• [Data section]

----

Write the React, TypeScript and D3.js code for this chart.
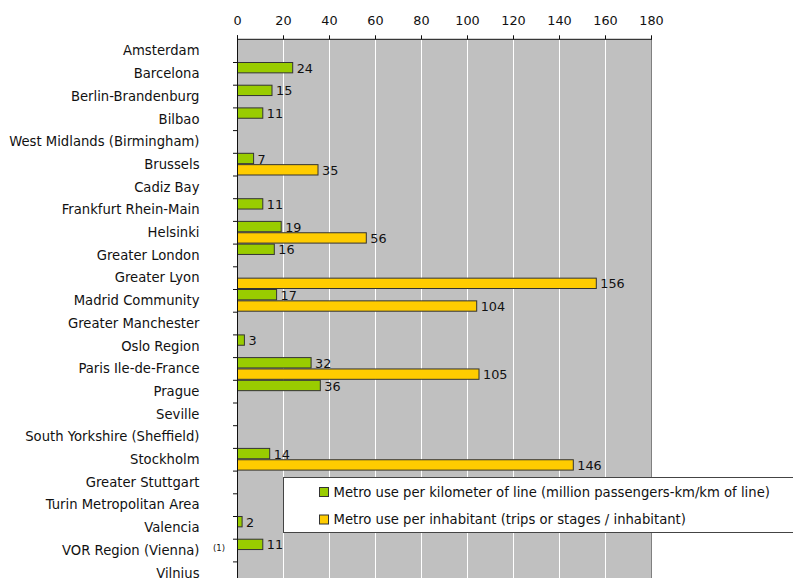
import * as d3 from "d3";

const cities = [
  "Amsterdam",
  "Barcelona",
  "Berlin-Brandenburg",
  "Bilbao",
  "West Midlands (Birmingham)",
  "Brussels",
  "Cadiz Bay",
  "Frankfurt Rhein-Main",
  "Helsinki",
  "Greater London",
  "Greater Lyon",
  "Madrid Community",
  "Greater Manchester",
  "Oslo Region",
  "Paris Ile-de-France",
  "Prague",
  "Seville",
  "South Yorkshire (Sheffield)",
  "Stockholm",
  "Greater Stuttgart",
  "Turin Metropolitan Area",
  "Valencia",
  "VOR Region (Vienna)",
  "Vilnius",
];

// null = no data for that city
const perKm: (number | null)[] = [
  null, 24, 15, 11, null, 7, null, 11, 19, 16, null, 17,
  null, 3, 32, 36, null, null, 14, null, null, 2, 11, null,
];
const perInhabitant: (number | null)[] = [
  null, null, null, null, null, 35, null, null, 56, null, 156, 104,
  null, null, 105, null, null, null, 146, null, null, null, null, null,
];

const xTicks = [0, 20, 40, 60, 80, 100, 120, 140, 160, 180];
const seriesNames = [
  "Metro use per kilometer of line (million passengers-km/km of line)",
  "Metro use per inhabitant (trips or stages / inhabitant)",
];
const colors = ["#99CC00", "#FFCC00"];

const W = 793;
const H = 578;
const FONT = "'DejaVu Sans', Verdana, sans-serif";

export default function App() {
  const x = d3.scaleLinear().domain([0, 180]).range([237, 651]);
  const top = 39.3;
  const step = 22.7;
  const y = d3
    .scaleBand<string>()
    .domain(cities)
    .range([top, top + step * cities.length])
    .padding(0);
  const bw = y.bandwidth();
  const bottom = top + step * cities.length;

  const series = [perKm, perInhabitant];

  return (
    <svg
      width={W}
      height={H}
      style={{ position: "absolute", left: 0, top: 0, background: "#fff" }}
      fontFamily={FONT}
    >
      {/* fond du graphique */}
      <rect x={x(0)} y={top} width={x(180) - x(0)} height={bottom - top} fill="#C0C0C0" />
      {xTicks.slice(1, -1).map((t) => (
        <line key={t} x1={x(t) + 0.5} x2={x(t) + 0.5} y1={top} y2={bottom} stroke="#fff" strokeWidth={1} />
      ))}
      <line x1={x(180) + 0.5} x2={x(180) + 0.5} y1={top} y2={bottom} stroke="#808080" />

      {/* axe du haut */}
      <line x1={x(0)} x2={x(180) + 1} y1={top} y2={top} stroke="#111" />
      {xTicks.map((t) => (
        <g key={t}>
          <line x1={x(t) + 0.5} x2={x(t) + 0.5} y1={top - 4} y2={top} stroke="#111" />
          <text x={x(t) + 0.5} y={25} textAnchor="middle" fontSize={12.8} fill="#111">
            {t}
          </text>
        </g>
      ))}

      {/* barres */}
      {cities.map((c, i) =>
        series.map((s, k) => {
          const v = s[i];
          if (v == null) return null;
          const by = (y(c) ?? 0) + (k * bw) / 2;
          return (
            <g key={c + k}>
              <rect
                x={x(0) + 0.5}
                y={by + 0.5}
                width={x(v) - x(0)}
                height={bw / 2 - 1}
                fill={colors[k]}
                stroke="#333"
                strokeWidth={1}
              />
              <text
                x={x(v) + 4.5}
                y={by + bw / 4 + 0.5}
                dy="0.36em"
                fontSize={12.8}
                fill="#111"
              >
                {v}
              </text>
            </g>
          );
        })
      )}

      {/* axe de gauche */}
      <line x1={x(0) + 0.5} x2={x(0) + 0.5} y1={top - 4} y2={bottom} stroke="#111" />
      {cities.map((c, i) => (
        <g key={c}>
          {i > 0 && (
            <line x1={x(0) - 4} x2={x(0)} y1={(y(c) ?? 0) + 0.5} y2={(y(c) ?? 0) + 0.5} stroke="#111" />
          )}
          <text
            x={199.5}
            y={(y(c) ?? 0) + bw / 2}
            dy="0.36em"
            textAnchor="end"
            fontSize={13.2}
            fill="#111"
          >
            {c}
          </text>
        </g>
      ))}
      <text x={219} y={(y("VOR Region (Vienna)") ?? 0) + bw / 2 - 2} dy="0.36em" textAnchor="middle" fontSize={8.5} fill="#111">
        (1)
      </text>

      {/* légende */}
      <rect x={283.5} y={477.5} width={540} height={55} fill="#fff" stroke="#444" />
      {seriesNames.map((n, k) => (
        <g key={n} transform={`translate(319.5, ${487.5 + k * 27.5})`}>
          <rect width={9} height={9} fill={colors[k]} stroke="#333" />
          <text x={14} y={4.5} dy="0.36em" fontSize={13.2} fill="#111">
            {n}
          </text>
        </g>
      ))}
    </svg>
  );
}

----

• [Request] Give every line above again exactly, with no pictures.

• [Answer to the task]
Write the React, TypeScript and D3.js code for this chart.
import * as d3 from "d3";

const cities = [
  "Amsterdam",
  "Barcelona",
  "Berlin-Brandenburg",
  "Bilbao",
  "West Midlands (Birmingham)",
  "Brussels",
  "Cadiz Bay",
  "Frankfurt Rhein-Main",
  "Helsinki",
  "Greater London",
  "Greater Lyon",
  "Madrid Community",
  "Greater Manchester",
  "Oslo Region",
  "Paris Ile-de-France",
  "Prague",
  "Seville",
  "South Yorkshire (Sheffield)",
  "Stockholm",
  "Greater Stuttgart",
  "Turin Metropolitan Area",
  "Valencia",
  "VOR Region (Vienna)",
  "Vilnius",
];

// null = no data for that city
const perKm: (number | null)[] = [
  null, 24, 15, 11, null, 7, null, 11, 19, 16, null, 17,
  null, 3, 32, 36, null, null, 14, null, null, 2, 11, null,
];
const perInhabitant: (number | null)[] = [
  null, null, null, null, null, 35, null, null, 56, null, 156, 104,
  null, null, 105, null, null, null, 146, null, null, null, null, null,
];

const xTicks = [0, 20, 40, 60, 80, 100, 120, 140, 160, 180];
const seriesNames = [
  "Metro use per kilometer of line (million passengers-km/km of line)",
  "Metro use per inhabitant (trips or stages / inhabitant)",
];
const colors = ["#99CC00", "#FFCC00"];

const W = 793;
const H = 578;
const FONT = "'DejaVu Sans', Verdana, sans-serif";

export default function App() {
  const x = d3.scaleLinear().domain([0, 180]).range([237, 651]);
  const top = 39.3;
  const step = 22.7;
  const y = d3
    .scaleBand<string>()
    .domain(cities)
    .range([top, top + step * cities.length])
    .padding(0);
  const bw = y.bandwidth();
  const bottom = top + step * cities.length;

  const series = [perKm, perInhabitant];

  return (
    <svg
      width={W}
      height={H}
      style={{ position: "absolute", left: 0, top: 0, background: "#fff" }}
      fontFamily={FONT}
    >
      {/* fond du graphique */}
      <rect x={x(0)} y={top} width={x(180) - x(0)} height={bottom - top} fill="#C0C0C0" />
      {xTicks.slice(1, -1).map((t) => (
        <line key={t} x1={x(t) + 0.5} x2={x(t) + 0.5} y1={top} y2={bottom} stroke="#fff" strokeWidth={1} />
      ))}
      <line x1={x(180) + 0.5} x2={x(180) + 0.5} y1={top} y2={bottom} stroke="#808080" />

      {/* axe du haut */}
      <line x1={x(0)} x2={x(180) + 1} y1={top} y2={top} stroke="#111" />
      {xTicks.map((t) => (
        <g key={t}>
          <line x1={x(t) + 0.5} x2={x(t) + 0.5} y1={top - 4} y2={top} stroke="#111" />
          <text x={x(t) + 0.5} y={25} textAnchor="middle" fontSize={12.8} fill="#111">
            {t}
          </text>
        </g>
      ))}

      {/* barres */}
      {cities.map((c, i) =>
        series.map((s, k) => {
          const v = s[i];
          if (v == null) return null;
          const by = (y(c) ?? 0) + (k * bw) / 2;
          return (
            <g key={c + k}>
              <rect
                x={x(0) + 0.5}
                y={by + 0.5}
                width={x(v) - x(0)}
                height={bw / 2 - 1}
                fill={colors[k]}
                stroke="#333"
                strokeWidth={1}
              />
              <text
                x={x(v) + 4.5}
                y={by + bw / 4 + 0.5}
                dy="0.36em"
                fontSize={12.8}
                fill="#111"
              >
                {v}
              </text>
            </g>
          );
        })
      )}

      {/* axe de gauche */}
      <line x1={x(0) + 0.5} x2={x(0) + 0.5} y1={top - 4} y2={bottom} stroke="#111" />
      {cities.map((c, i) => (
        <g key={c}>
          {i > 0 && (
            <line x1={x(0) - 4} x2={x(0)} y1={(y(c) ?? 0) + 0.5} y2={(y(c) ?? 0) + 0.5} stroke="#111" />
          )}
          <text
            x={199.5}
            y={(y(c) ?? 0) + bw / 2}
            dy="0.36em"
            textAnchor="end"
            fontSize={13.2}
            fill="#111"
          >
            {c}
          </text>
        </g>
      ))}
      <text x={219} y={(y("VOR Region (Vienna)") ?? 0) + bw / 2 - 2} dy="0.36em" textAnchor="middle" fontSize={8.5} fill="#111">
        (1)
      </text>

      {/* légende */}
      <rect x={283.5} y={477.5} width={540} height={55} fill="#fff" stroke="#444" />
      {seriesNames.map((n, k) => (
        <g key={n} transform={`translate(319.5, ${487.5 + k * 27.5})`}>
          <rect width={9} height={9} fill={colors[k]} stroke="#333" />
          <text x={14} y={4.5} dy="0.36em" fontSize={13.2} fill="#111">
            {n}
          </text>
        </g>
      ))}
    </svg>
  );
}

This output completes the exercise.